Caroline Herschel (1750–1848) was a German woman who made great contributions to science and astronomy. 

1. SHE WAS THE FIRST WOMAN TO DISCOVER A COMET.

Herschel spotted the comet (called 35P/Herschel-Rigollet) in December of 1788. Because its orbital period is 155 years, 35P/Herschel-Rigollet will next be visible to humans in the year 2092.

2. SHE INITIALLY WORKED AS A HOUSEKEEPER.

In her early twenties, Herschel moved from Germany to England to be a singer. Her brother William (the astronomer who discovered the planet Uranus and infrared radiation) gave her singing lessons, and she was his housekeeper. She later became his assistant, grinding and polishing the mirrors for his telescopes.
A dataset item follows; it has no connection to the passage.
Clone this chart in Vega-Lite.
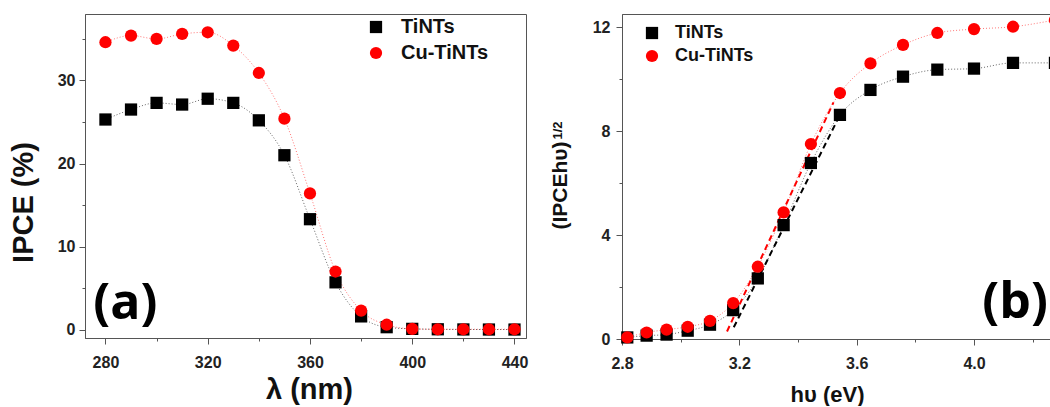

3. BUT SHE LATER TURNED HER REAL PASSION INTO A PAYING GIG.

Herschel was the first female scientist to ever be paid for her work. Starting in 1787, King George III paid her £50 per year to reward her for her scientific discoveries.

4. SHE WAS TECHNICALLY A LITTLE PERSON.

Herschel was only 4 feet 3 inches tall—her growth was stunted due to typhus when she was 10 years old.

5. SHE BROKE BARRIERS, EARNING RESPECT FROM THE HERETOFORE MALE-ONLY SCIENTIFIC COMMUNITY.

Herschel was the first woman to receive a Gold Medal from London’s Royal Astronomical Society, in 1828. The second woman to receive one was well over 150 years later, in 1996.

6. SHE CHEATED AT MATH … KIND OF.

Because Herschel was female and thus wasn’t allowed to learn math as a child, she used a cheat sheet with the multiplication tables on it when she was working.

7. EARTH'S MOON HONORS HER LEGACY.


NASA/LRO_LROC_TEAM, Wikimedia Commons // Public Domain

A crater on the moon is named in honor of Herschel—it’s called C. Herschel. The small crater is located on the west side of Mare Imbrium, one of the moon's large rocky plains.

8. SHE GARNERED AWARDS WELL INTO HER NINETIES.

For her 96th birthday, Prussian King Frederick William IV authorized that Herschel receive an award: the Gold Medal for Science.